> _To do_: Set down all of the data that follows word for word, without the images.

----------

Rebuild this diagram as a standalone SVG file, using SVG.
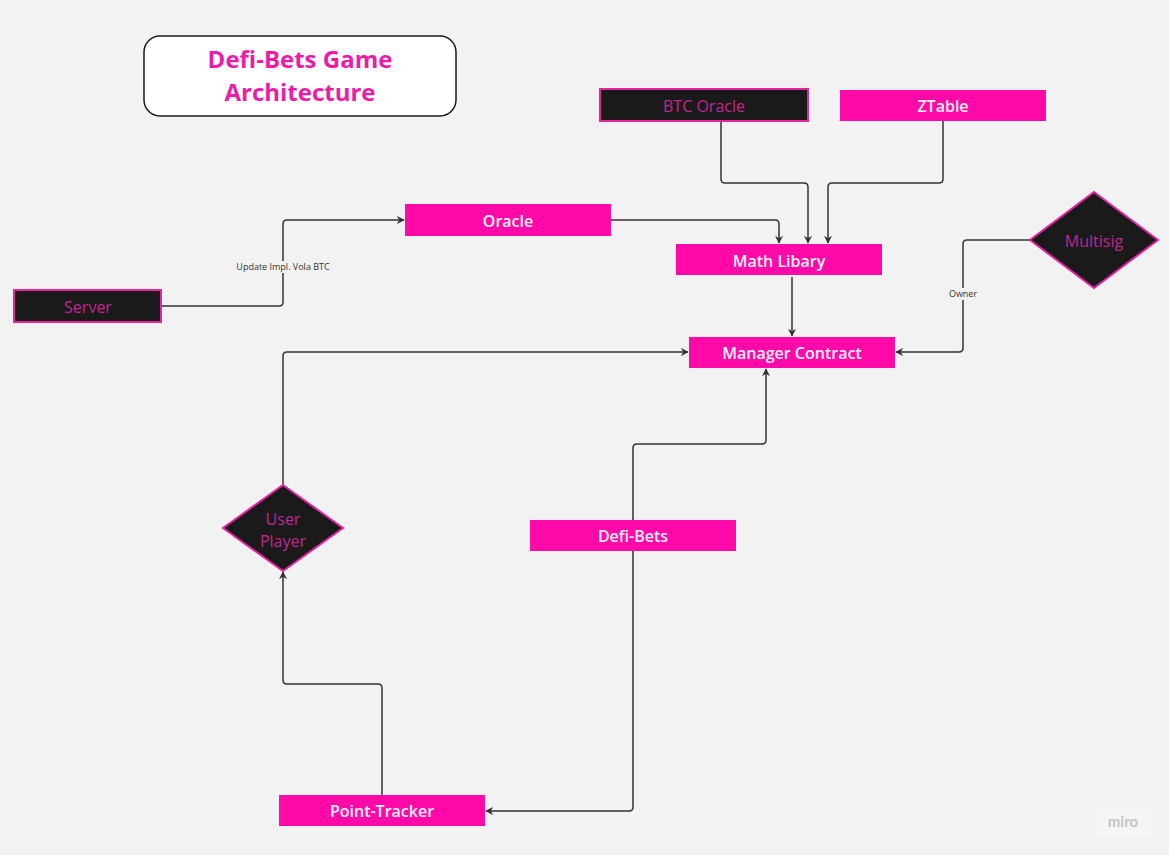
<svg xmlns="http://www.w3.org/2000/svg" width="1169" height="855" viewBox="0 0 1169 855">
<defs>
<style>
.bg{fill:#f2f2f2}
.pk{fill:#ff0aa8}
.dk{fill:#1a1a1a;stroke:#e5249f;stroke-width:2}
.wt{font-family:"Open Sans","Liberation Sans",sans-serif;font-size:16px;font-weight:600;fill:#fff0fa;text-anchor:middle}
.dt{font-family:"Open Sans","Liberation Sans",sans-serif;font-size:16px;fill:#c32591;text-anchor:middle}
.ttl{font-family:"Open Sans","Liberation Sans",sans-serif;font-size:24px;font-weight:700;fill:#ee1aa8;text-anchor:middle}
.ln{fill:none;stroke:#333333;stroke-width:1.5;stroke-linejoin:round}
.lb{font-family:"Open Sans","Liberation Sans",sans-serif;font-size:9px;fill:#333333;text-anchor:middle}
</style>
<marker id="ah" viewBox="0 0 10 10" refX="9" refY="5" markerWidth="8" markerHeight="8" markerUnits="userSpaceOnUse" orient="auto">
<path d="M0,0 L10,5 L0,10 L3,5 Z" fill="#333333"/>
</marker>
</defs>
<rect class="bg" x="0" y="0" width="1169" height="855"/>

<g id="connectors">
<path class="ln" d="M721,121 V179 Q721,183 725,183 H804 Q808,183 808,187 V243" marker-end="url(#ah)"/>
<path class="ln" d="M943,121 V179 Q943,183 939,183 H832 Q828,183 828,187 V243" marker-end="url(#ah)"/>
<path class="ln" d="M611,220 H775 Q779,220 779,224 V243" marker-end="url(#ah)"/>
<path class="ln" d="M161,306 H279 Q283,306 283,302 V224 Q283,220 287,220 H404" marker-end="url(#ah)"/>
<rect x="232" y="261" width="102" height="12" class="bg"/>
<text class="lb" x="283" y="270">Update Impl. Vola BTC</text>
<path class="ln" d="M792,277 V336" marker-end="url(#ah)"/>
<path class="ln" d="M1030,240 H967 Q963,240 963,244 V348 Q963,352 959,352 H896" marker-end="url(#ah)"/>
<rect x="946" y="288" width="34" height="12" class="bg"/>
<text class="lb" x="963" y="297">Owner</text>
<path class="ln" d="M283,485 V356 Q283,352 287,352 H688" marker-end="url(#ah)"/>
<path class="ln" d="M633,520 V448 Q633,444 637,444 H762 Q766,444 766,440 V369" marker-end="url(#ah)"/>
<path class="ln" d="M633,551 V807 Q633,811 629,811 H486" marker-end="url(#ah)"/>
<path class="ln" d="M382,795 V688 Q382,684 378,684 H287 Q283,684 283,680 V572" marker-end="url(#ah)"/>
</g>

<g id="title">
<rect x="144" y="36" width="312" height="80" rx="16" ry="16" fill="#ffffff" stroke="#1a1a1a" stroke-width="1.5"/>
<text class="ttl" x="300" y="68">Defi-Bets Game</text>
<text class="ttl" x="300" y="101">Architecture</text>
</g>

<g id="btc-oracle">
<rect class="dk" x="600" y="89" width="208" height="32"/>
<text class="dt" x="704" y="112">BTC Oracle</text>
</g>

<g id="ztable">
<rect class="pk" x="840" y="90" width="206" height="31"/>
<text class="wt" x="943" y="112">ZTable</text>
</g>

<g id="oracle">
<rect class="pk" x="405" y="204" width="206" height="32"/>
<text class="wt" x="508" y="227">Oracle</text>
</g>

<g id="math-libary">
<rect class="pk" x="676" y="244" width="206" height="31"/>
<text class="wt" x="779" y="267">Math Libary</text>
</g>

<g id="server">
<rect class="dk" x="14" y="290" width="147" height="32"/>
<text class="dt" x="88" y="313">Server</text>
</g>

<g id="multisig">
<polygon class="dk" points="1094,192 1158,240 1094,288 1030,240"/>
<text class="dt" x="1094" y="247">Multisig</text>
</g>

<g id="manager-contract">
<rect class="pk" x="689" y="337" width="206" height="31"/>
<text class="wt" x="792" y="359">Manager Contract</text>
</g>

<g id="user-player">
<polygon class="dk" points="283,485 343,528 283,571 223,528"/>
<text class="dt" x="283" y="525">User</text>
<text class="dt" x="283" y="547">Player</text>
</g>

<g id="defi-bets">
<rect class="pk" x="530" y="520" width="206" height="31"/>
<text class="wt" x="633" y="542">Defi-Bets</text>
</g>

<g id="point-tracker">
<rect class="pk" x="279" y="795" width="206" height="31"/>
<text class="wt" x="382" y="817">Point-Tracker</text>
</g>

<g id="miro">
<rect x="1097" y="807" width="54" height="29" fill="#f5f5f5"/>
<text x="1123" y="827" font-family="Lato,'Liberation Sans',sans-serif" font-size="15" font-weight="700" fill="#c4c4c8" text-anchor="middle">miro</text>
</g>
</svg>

----------

> _Exercise output_:
Rebuild this diagram as a standalone SVG file, using SVG.
<svg xmlns="http://www.w3.org/2000/svg" width="1169" height="855" viewBox="0 0 1169 855">
<defs>
<style>
.bg{fill:#f2f2f2}
.pk{fill:#ff0aa8}
.dk{fill:#1a1a1a;stroke:#e5249f;stroke-width:2}
.wt{font-family:"Open Sans","Liberation Sans",sans-serif;font-size:16px;font-weight:600;fill:#fff0fa;text-anchor:middle}
.dt{font-family:"Open Sans","Liberation Sans",sans-serif;font-size:16px;fill:#c32591;text-anchor:middle}
.ttl{font-family:"Open Sans","Liberation Sans",sans-serif;font-size:24px;font-weight:700;fill:#ee1aa8;text-anchor:middle}
.ln{fill:none;stroke:#333333;stroke-width:1.5;stroke-linejoin:round}
.lb{font-family:"Open Sans","Liberation Sans",sans-serif;font-size:9px;fill:#333333;text-anchor:middle}
</style>
<marker id="ah" viewBox="0 0 10 10" refX="9" refY="5" markerWidth="8" markerHeight="8" markerUnits="userSpaceOnUse" orient="auto">
<path d="M0,0 L10,5 L0,10 L3,5 Z" fill="#333333"/>
</marker>
</defs>
<rect class="bg" x="0" y="0" width="1169" height="855"/>

<g id="connectors">
<path class="ln" d="M721,121 V179 Q721,183 725,183 H804 Q808,183 808,187 V243" marker-end="url(#ah)"/>
<path class="ln" d="M943,121 V179 Q943,183 939,183 H832 Q828,183 828,187 V243" marker-end="url(#ah)"/>
<path class="ln" d="M611,220 H775 Q779,220 779,224 V243" marker-end="url(#ah)"/>
<path class="ln" d="M161,306 H279 Q283,306 283,302 V224 Q283,220 287,220 H404" marker-end="url(#ah)"/>
<rect x="232" y="261" width="102" height="12" class="bg"/>
<text class="lb" x="283" y="270">Update Impl. Vola BTC</text>
<path class="ln" d="M792,277 V336" marker-end="url(#ah)"/>
<path class="ln" d="M1030,240 H967 Q963,240 963,244 V348 Q963,352 959,352 H896" marker-end="url(#ah)"/>
<rect x="946" y="288" width="34" height="12" class="bg"/>
<text class="lb" x="963" y="297">Owner</text>
<path class="ln" d="M283,485 V356 Q283,352 287,352 H688" marker-end="url(#ah)"/>
<path class="ln" d="M633,520 V448 Q633,444 637,444 H762 Q766,444 766,440 V369" marker-end="url(#ah)"/>
<path class="ln" d="M633,551 V807 Q633,811 629,811 H486" marker-end="url(#ah)"/>
<path class="ln" d="M382,795 V688 Q382,684 378,684 H287 Q283,684 283,680 V572" marker-end="url(#ah)"/>
</g>

<g id="title">
<rect x="144" y="36" width="312" height="80" rx="16" ry="16" fill="#ffffff" stroke="#1a1a1a" stroke-width="1.5"/>
<text class="ttl" x="300" y="68">Defi-Bets Game</text>
<text class="ttl" x="300" y="101">Architecture</text>
</g>

<g id="btc-oracle">
<rect class="dk" x="600" y="89" width="208" height="32"/>
<text class="dt" x="704" y="112">BTC Oracle</text>
</g>

<g id="ztable">
<rect class="pk" x="840" y="90" width="206" height="31"/>
<text class="wt" x="943" y="112">ZTable</text>
</g>

<g id="oracle">
<rect class="pk" x="405" y="204" width="206" height="32"/>
<text class="wt" x="508" y="227">Oracle</text>
</g>

<g id="math-libary">
<rect class="pk" x="676" y="244" width="206" height="31"/>
<text class="wt" x="779" y="267">Math Libary</text>
</g>

<g id="server">
<rect class="dk" x="14" y="290" width="147" height="32"/>
<text class="dt" x="88" y="313">Server</text>
</g>

<g id="multisig">
<polygon class="dk" points="1094,192 1158,240 1094,288 1030,240"/>
<text class="dt" x="1094" y="247">Multisig</text>
</g>

<g id="manager-contract">
<rect class="pk" x="689" y="337" width="206" height="31"/>
<text class="wt" x="792" y="359">Manager Contract</text>
</g>

<g id="user-player">
<polygon class="dk" points="283,485 343,528 283,571 223,528"/>
<text class="dt" x="283" y="525">User</text>
<text class="dt" x="283" y="547">Player</text>
</g>

<g id="defi-bets">
<rect class="pk" x="530" y="520" width="206" height="31"/>
<text class="wt" x="633" y="542">Defi-Bets</text>
</g>

<g id="point-tracker">
<rect class="pk" x="279" y="795" width="206" height="31"/>
<text class="wt" x="382" y="817">Point-Tracker</text>
</g>

<g id="miro">
<rect x="1097" y="807" width="54" height="29" fill="#f5f5f5"/>
<text x="1123" y="827" font-family="Lato,'Liberation Sans',sans-serif" font-size="15" font-weight="700" fill="#c4c4c8" text-anchor="middle">miro</text>
</g>
</svg>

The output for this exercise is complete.